Massacre and looting
In early August 1933, more than 1,000 Assyrians who had been refused asylum in Syria crossed the border to return to their villages in Northern Iraq. The French, who at the time were controlling Syria, had notified the Iraqis that the Assyrians were not armed; but while the Iraqi soldiers were disarming those whose arms had been returned, shots were fired resulting in 30 Iraqi and Assyrian casualties. Anti-Assyrian and Anti-British xenophobia, apparent throughout the crisis, accelerated.  Reports circulated of Assyrian mutilation of Iraqi soldiers (later proven to be false). In Baghdad, the government panicked, fearing disaster as the Assyrians presented a formidable fighting force that could provoke a general uprising in the north. The government unleashed Kurdish irregulars who killed some 120 inhabitants of two Assyrian villages in the week of August 2 to August 9 (with most of the massacre occurring on August 7). Then on August 11, Kurdish general Bakr Sidqi (who had clashed with Assyrians before) led a march to what was then one of the most heavily inhabited Assyrian area in Iraq, the Simele district.
The Assyrian population of the district of Simele was indiscriminately massacred; men women, and children. In one room alone, eighty one Assyrians of Baz tribe were massacred. Religious leaders were prime targets; eight Assyrian priests were killed during the massacre, including one beheaded and another burned alive.  Girls were raped and women violated and made to march naked before the Muslim army commanders. Holy books were used as fuel for burning girls. Children were run over by military cars. Pregnant women were bayoneted. Children were flung in the air and pierced with bayonets.
Back in the city of Dohuk, 600 Assyrians were killed by Sidqi's men.
In the end, around 65 Assyrian villages were targeted in the Mosul and Dohuk districts. 
List of targeted villages 
The main campaign lasted until August 16, 1933, but violent raids on Assyrians were being reported up to the end of the month. After the campaign, Badr Sidqi was invited to Baghdad for a victory rally.  The campaign resulted in one third of the Assyrian population of Iraq fleeing to Syria. 

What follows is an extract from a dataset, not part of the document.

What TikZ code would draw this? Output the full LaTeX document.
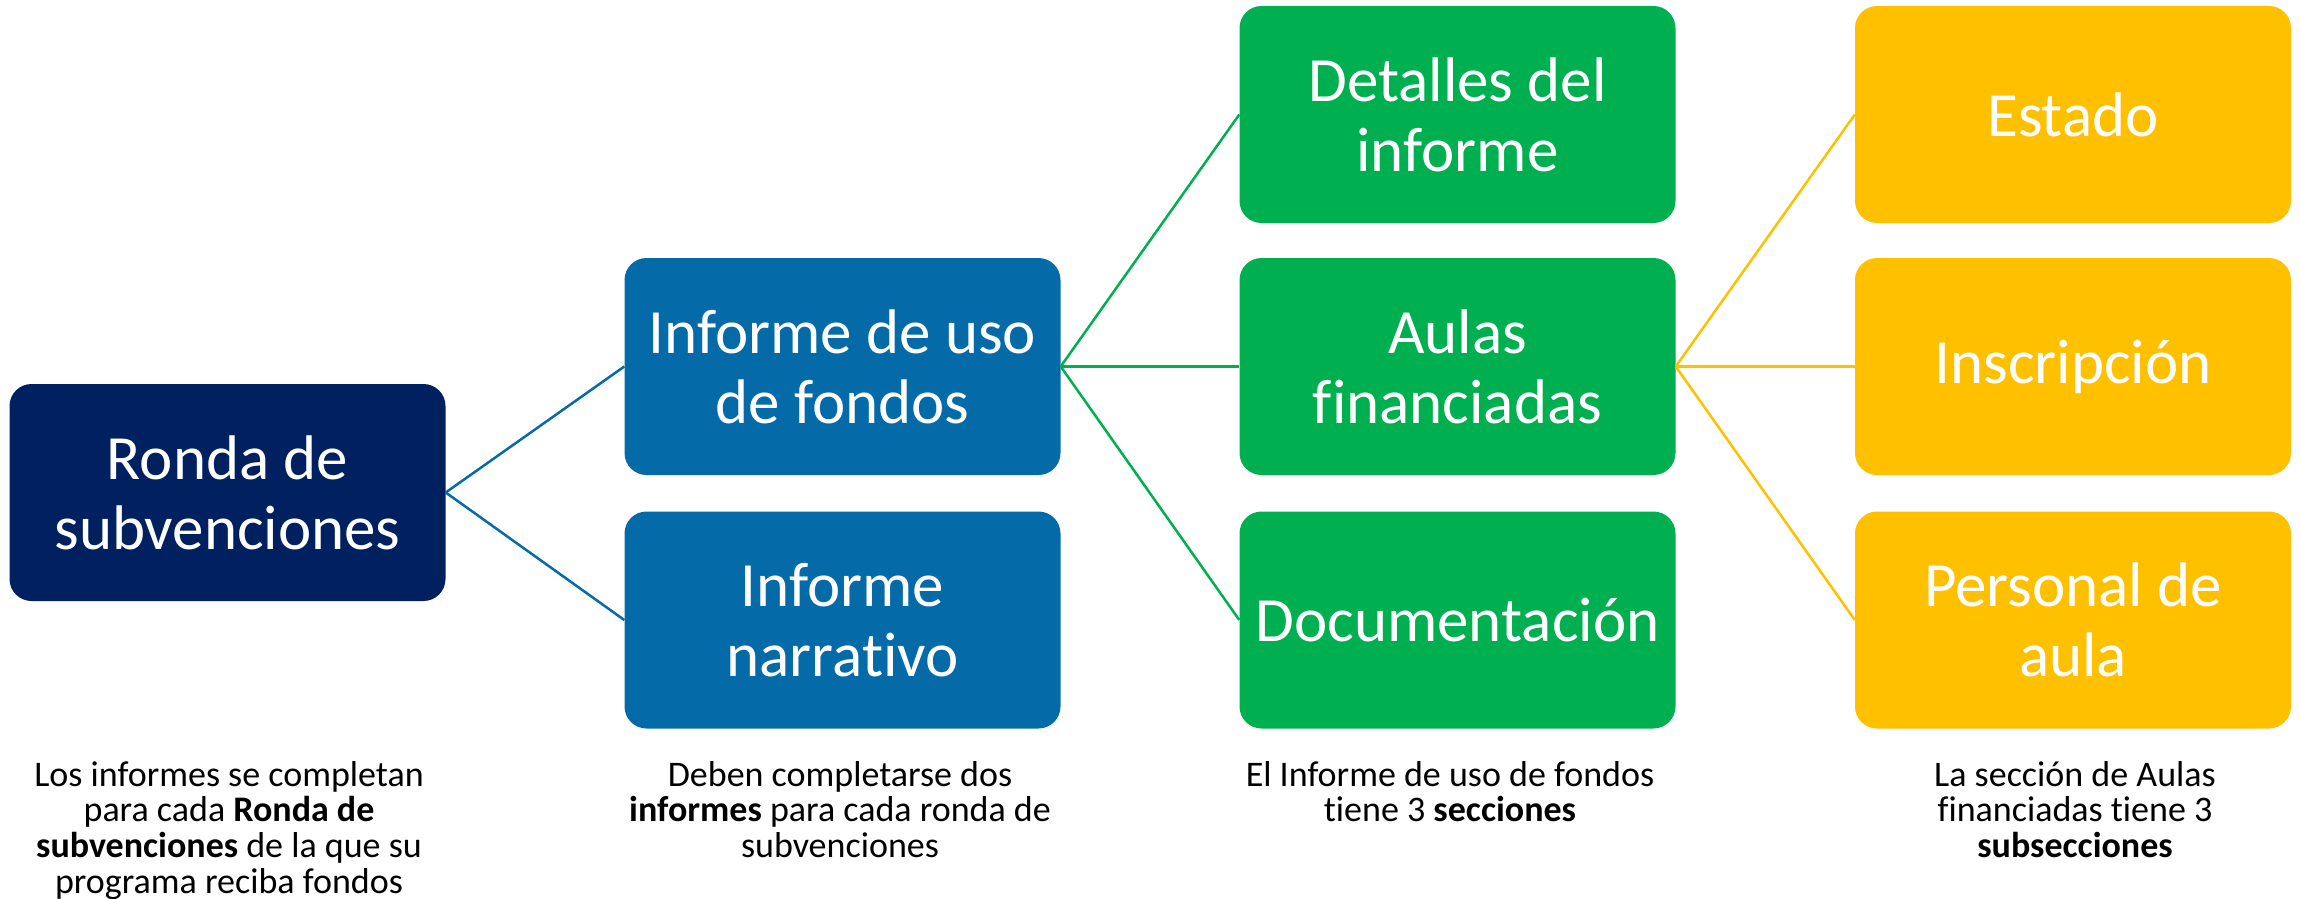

Immediately after the massacre and the shutting down of the Assyrian uprising, the Iraqi government demanded a conscription bill. Non-Assyrian Iraqi tribesmen offered to serve in the Iraqi army, to counter the Assyrians. In late August, the government of Mosul demanded that the central government ‘ruthlessly’ stamp out the rebellion, and that it eliminate all foreign influence in Iraqi affairs, and that the government take immediate steps to enact a law for compulsory military service. The next week, 49 Kurdish tribal chieftains joined in a pro-conscription telegram to the government, expressing thanks for punishing the ‘Assyrian insurgents’, stating that a "nation can be proud of itself only through its power, and since evidence of this power is the army," they requested compulsory military service. Rashid Ali presented the bill to the parliament. His government fell before it was legislated and Jamil Midfai’s government enacted conscription in January 1934. 

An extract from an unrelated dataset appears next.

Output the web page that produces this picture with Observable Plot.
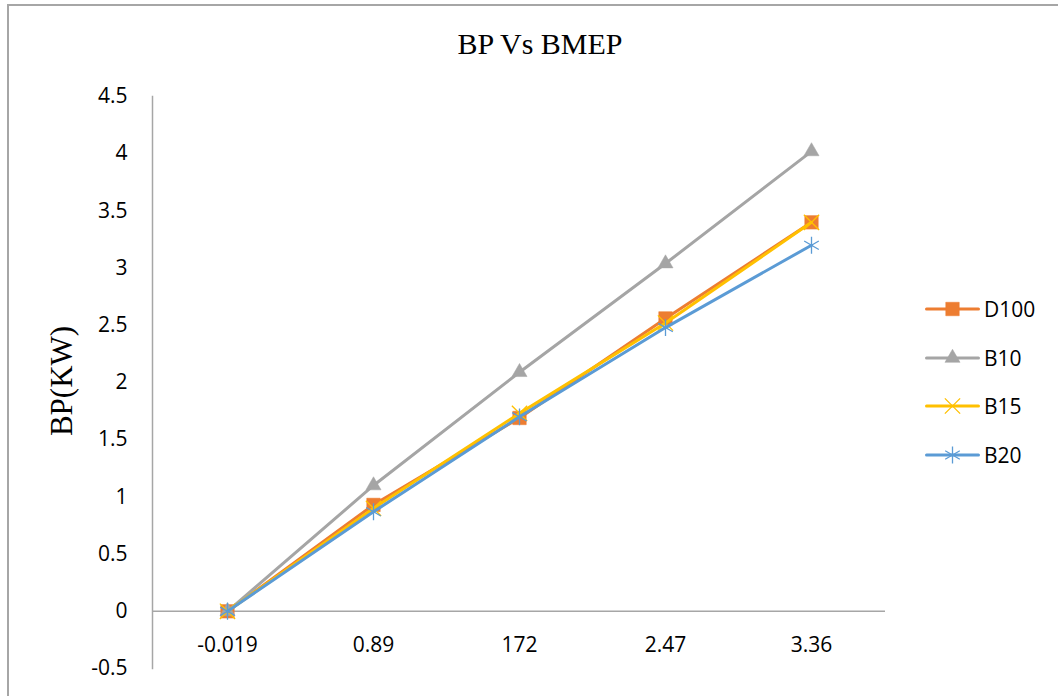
<!DOCTYPE html>
<html>
<head>
<meta charset="utf-8">
<script src="https://cdn.jsdelivr.net/npm/d3@7"></script>
<script src="https://cdn.jsdelivr.net/npm/@observablehq/plot@0.6"></script>
<style>
  html, body { margin: 0; padding: 0; background: #fff; overflow: hidden; }
  #chart { position: relative; width: 1058px; height: 696px; overflow: hidden; font-family: "Open Sans", sans-serif; }
  #border { position: absolute; left: 7px; top: 4px; width: 1100px; height: 760px; border-left: 2px solid #a6a6a6; border-top: 2px solid #a6a6a6; box-sizing: border-box; }
  #title { position: absolute; left: 0; width: 1080px; top: 24px; text-align: center; font-family: "Liberation Serif", "Times New Roman", serif; font-size: 30px; line-height: 40px; color: #000; }
  #ylabel { position: absolute; left: 62px; top: 381px; transform: translate(-50%, -50%) rotate(-90deg); font-family: "Liberation Serif", "Times New Roman", serif; font-size: 31px; white-space: nowrap; color: #000; }
  #legend { position: absolute; left: 925px; top: 285px; }
  .item { display: flex; align-items: center; height: 48.5px; font-size: 21px; color: #000; }
  .item svg { margin-right: 4px; }
  svg.plot { position: absolute; left: 0; top: 0; }
</style>
</head>
<body>
<div id="chart">
  <div id="border"></div>
  <div id="title">BP Vs BMEP</div>
  <div id="ylabel">BP(KW)</div>
  <div id="legend"></div>
</div>
<script>
// BMEP categories along the x axis (labels as printed)
const categories = ["-0.019", "0.89", "172", "2.47", "3.36"];

// Brake power (kW) for each fuel blend
const seriesNames = ["D100", "B10", "B15", "B20"];
const d100 = [0, 0.93, 1.69, 2.56, 3.4];
const b10 = [0, 1.1, 2.09, 3.04, 4.02];
const b15 = [0, 0.9, 1.73, 2.52, 3.4];
const b20 = [0, 0.87, 1.7, 2.48, 3.2];

const yTicks = [-0.5, 0, 0.5, 1, 1.5, 2, 2.5, 3, 3.5, 4, 4.5];

const seriesColors = ["#ed7d31", "#a5a5a5", "#ffc000", "#5b9bd5"];
const seriesSymbols = ["square", "triangle", "times", "asterisk"];
const symbolRadius = [7.6, 5.6, 7, 8];
const filledSymbols = new Set(["square", "triangle"]);

const values = [d100, b10, b15, b20];
const rows = seriesNames.flatMap((name, i) =>
  categories.map((c, j) => ({series: name, bmep: c, bp: values[i][j]}))
);

const axisGray = "#a6a6a6";

// one line + marker layer per series, drawn in legend order
const seriesMarks = seriesNames.flatMap((name, i) => {
  const data = rows.filter(r => r.series === name);
  const sym = seriesSymbols[i];
  const filled = filledSymbols.has(sym);
  return [
    Plot.line(data, {x: "bmep", y: "bp", stroke: seriesColors[i], strokeWidth: 3, strokeLinejoin: "round", strokeLinecap: "round"}),
    Plot.dot(data, {
      x: "bmep", y: "bp", symbol: () => sym, r: symbolRadius[i],
      fill: filled ? seriesColors[i] : "none",
      stroke: seriesColors[i],
      strokeWidth: filled ? 0.5 : 1.3
    })
  ];
});

const chart = Plot.plot({
  width: 1058,
  height: 696,
  marginLeft: 152,
  marginRight: 173,
  marginTop: 96,
  marginBottom: 28,
  style: {fontFamily: "'Open Sans', sans-serif", fontSize: "21px", color: "#000", background: "transparent"},
  x: {type: "point", domain: categories, padding: 0.5},
  y: {domain: [-0.5, 4.5]},
  symbol: {domain: seriesSymbols, range: seriesSymbols},
  marks: [
    Plot.frame({anchor: "left", stroke: axisGray, strokeWidth: 1.5}),
    Plot.ruleY([0], {stroke: axisGray, strokeWidth: 1.5}),
    Plot.axisY({ticks: yTicks, tickSize: 0, tickPadding: 25, label: null, tickFormat: d => String(d), fontSize: 21}),
    Plot.axisX({tickSize: 0, tickPadding: -23, lineAnchor: "middle", label: null, fontSize: 21}),
    ...seriesMarks
  ]
});
document.getElementById("chart").appendChild(chart);

// legend: short line with the series marker, followed by the name
const legend = d3.select("#legend");
seriesNames.forEach((name, i) => {
  const item = legend.append("div").attr("class", "item");
  const svg = item.append("svg").attr("width", 55).attr("height", 24);
  svg.append("line").attr("x1", 1.5).attr("x2", 53.5).attr("y1", 12).attr("y2", 12)
    .attr("stroke", seriesColors[i]).attr("stroke-width", 3).attr("stroke-linecap", "round");
  const sym = seriesSymbols[i];
  const filled = filledSymbols.has(sym);
  const shape = {square: d3.symbolSquare, triangle: d3.symbolTriangle, times: d3.symbolTimes, asterisk: d3.symbolAsterisk}[sym];
  const r = symbolRadius[i];
  svg.append("path").attr("transform", "translate(27.5,12)")
    .attr("d", d3.symbol(shape, Math.PI * r * r)())
    .attr("fill", filled ? seriesColors[i] : "none")
    .attr("stroke", seriesColors[i])
    .attr("stroke-width", filled ? 0.5 : 1.3);
  item.append("span").text(name);
});
</script>
</body>
</html>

From the nationalists’ point of view, the Assyrian levies were British proxies, to be used by their ‘masters’ to destroy the new Iraqi state whose independence the British had consistently opposed. The British allowed their Assyrian auxiliary troops to retain their arms and granted them special duty and privileges: guarding military air installations and receiving higher pay than the Iraqi Arab recruits. Under British protection, the Assyrians did not become Iraqi citizens after independence. The nationalists believed the British were hoping for the Assyrians to destroy Iraq’s internal cohesion by becoming independent and by inciting others such as the Kurds to follow their example.
The massacre would eventually lead to 15,000 Assyrians leaving the Nineveh Plains for neighboring French Mandate of Syria, and create 35 new villages on the banks of the Khabur river.
Cultural impact and legacy
August 7 officially became known as Martyrs Day or National Day of Mourning by the Assyrian community in memory for the Simele massacre, as it was declared so by the Assyrian Universal Alliance in 1970.  In 2004, the Syrian government banned an Assyrian political organization from commemorating the event, and threatened arrests if any were to break the ban.
Many Assyrian music artists such as Shlimon Bet Shmuel have written songs about the event. Thousands of poems and stories have been written about the incident, including one by the Armenian-American William Saroyan, titled "Seventy Thousand Assyrians", written in 1934;
“…We're washed up as a race, we're through, it's all over, why should I learn to read the (Assyrian) language? We have no writers, we have no news — well, there is a little news: once in a while the English encourage the Arabs to massacre us, that is all. It's an old story, we know all about it.” – 
The Simele massacre inspired Raphael Lemkin to create the concept of "Genocide". In 1933, Lemkin made a presentation to the Legal Council of the League of Nations conference on international criminal law in Madrid, for which he prepared an essay on the Crime of Barbarity as a crime against international law. The concept of the crime, which later evolved into the idea of genocide, was based mostly on the Simele massacre.